5) “We will appeal to the remaining superdelegates to encourage them to back the more-electable candidate.” A brave last stand. And one you will lose by noon on Wednesday. By the latest credible estimate, from NBC and the Huffington Post–though the estimates are all over the map–there are 203 uncommitted superdelegates, and Hillary needs something in the neighborhood of 195. In the campaign of 41 year-old men, I’m not the worst one in the lot, but I’m not the best either. No matter how much I’ve given it my all, I appreciate my limitations, and I’m willing to accept where I lose.

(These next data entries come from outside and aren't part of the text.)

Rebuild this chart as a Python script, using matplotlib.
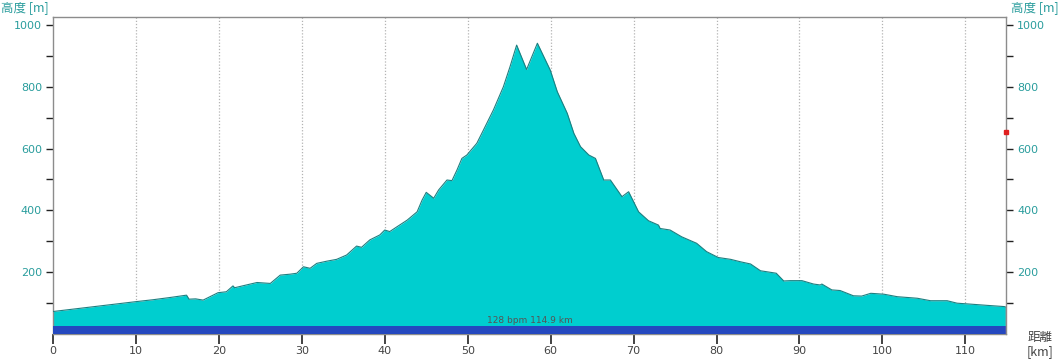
import matplotlib
matplotlib.use("Agg")
import matplotlib.pyplot as plt

# ---- data ----
dist_km = [0, 2.5, 5, 7.5, 10, 12, 14, 16.1, 16.4, 17.2, 18.1, 19.9, 20.9, 21.7, 21.9, 23.0,
           24.6, 26.2, 27.4, 28.6, 29.4, 30.2, 31.0, 31.8, 33.0, 34.2, 35.4, 36.6, 37.2,
           38.2, 39.4, 40.0, 40.6, 41.5, 42.7, 43.9, 44.5, 45.0, 45.9, 46.5, 47.5, 48.1,
           48.7, 49.3, 49.9, 51.1, 51.9, 53.1, 54.3, 55.1, 55.9, 57.1, 58.4, 59.95, 60.8,
           62.0, 62.8, 63.6, 64.6, 65.4, 66.4, 67.2, 68.6, 69.4, 70.6, 71.8, 73.0, 73.2,
           74.4, 75.8, 77.6, 78.8, 80.2, 81.7, 82.9, 84.1, 85.3, 86.5, 87.2, 88.1, 88.9,
           90.3, 91.7, 92.5, 92.7, 93.9, 94.9, 96.5, 97.5, 98.6, 100.2, 101.8, 104.2,
           105.8, 107.8, 109.0, 110.6, 112.6, 114.7, 114.9]
elev_m = [72, 80, 88, 96, 104, 110, 117, 125, 112, 113, 109, 133, 136, 155, 149, 156,
          166, 163, 190, 193, 196, 217, 212, 228, 235, 241, 255, 284, 280,
          304, 320, 336, 331, 347, 368, 395, 433, 458, 439, 466, 498, 496,
          530, 568, 579, 617, 660, 725, 800, 865, 935, 856, 941, 854, 784,
          714, 649, 606, 579, 568, 498, 498, 444, 460, 395, 366, 352, 341,
          336, 314, 293, 266, 247, 241, 233, 226, 204, 199, 196, 171, 172,
          172, 161, 158, 161, 142, 140, 123, 122, 131, 128, 120, 115,
          107, 107, 99, 96, 92, 88, 86]
band_top_m = 25
band_label = "128 bpm 114.9 km"
marker_dist = 114.9
marker_elev = 652
x_ticks = list(range(0, 111, 10))
y_major = [200, 400, 600, 800, 1000]
y_minor = [100, 300, 500, 700, 900]

teal_txt = "#2a9d9d"
jp = ["Noto Sans CJK JP", "DejaVu Sans"]

fig = plt.figure(figsize=(10.6, 3.6), dpi=100)
ax = fig.add_axes([53/1060, 1 - 333.75/360, (1006-53)/1060, (333.75-17)/360])
ax.set_xlim(0, 114.9)
ax.set_ylim(0, 1026)

# grid
for xt in x_ticks[1:]:
    ax.axvline(xt, color="#b4b4b4", lw=0.9, ls=(0, (1, 1.5)), zorder=1)

ax.fill_between(dist_km, elev_m, 0, color="#00cecf", zorder=2, lw=0)
ax.plot(dist_km, elev_m, color="#1d7f80", lw=0.8, zorder=3)
ax.axhspan(0, band_top_m, color="#2448bf", zorder=4, lw=0)
ax.text(57.45, band_top_m + 3, band_label, ha="center", va="bottom", fontsize=6.5,
        color="#555555", zorder=5)
ax.plot([dist_km[-1] - 0.05, dist_km[-1] - 0.05], [0, elev_m[-1]], color="#e08888", lw=1, zorder=5)
ax.plot([marker_dist], [marker_elev], marker="s", color="#e02020", ms=3.5,
        clip_on=False, zorder=6)

for s in ["left", "right", "top", "bottom"]:
    ax.spines[s].set_color("#8c8c8c")
    ax.spines[s].set_linewidth(1)

ax.set_xticks(x_ticks)
ax.set_xticklabels([str(v) for v in x_ticks])
ax.tick_params(axis="x", direction="out", length=7, width=1.2, color="#222222",
               labelsize=8, labelcolor="#444444", pad=2)
ax.set_yticks(y_major)
ax.set_yticks(y_minor, minor=True)
ax.set_yticklabels([str(v) for v in y_major])
ax.tick_params(axis="y", which="both", direction="out", length=5, width=1.0,
               color="#222222", left=True, right=True, labelleft=True, labelright=True,
               labelsize=8, labelcolor=teal_txt, pad=3)

fig.text(1/1060, 1 - 8/360, "高度 [m]", family=jp, fontsize=9, color=teal_txt,
         ha="left", va="center")
fig.text(1059/1060, 1 - 8/360, "高度 [m]", family=jp, fontsize=9, color=teal_txt,
         ha="right", va="center")
fig.text(1040/1060, 1 - 338/360, "距離", family=jp, fontsize=9, color="#444444",
         ha="center", va="center")
fig.text(1040/1060, 1 - 352/360, "[km]", family=jp, fontsize=9, color="#444444",
         ha="center", va="center")

fig.savefig("out.png", dpi=100)
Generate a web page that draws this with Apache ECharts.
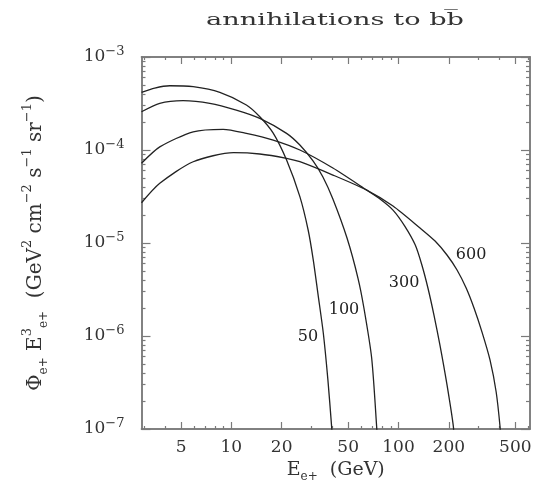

It was far uglier down the line amongst Hillary’s hardcore supporters. I spent a few hours today going through the comments section of politico.com, ABC News’ blog, and a number of other sites, and the tenor and passion of all of them have me wondering what Obama’s role was in 9/11. I had to Google it, but I ran across repeated references to Obama as “Soetero,” which was the last name of Barack Obama’s Indonesian step-father, Lolo Soetero, who allegedly was responsible for enrolling his stepson as “Barry Soetero” in a madrasah. The repeated “aka ‘Soetero’” allusions, of course, are intended to suggest that Barack Hussein Obama would give aid and comfort to our enemies and that he’s some kind of Manchurian Candidate who’s going to have all of Hillary’s supporters in burkhas within six months of his inauguration. And these are supposedly good Democrats.

We have two more contests remaining, in South Dakota and Montana, and then we’ll start to see if there’s any chance at party unity. Hillary’s war isn’t over, though, and we’ll see if she signs the armistice on Obama’s battleship, or if we’re going find her down the road holed up in the caves of Iwo Jima fighting a battle that’s long since been over.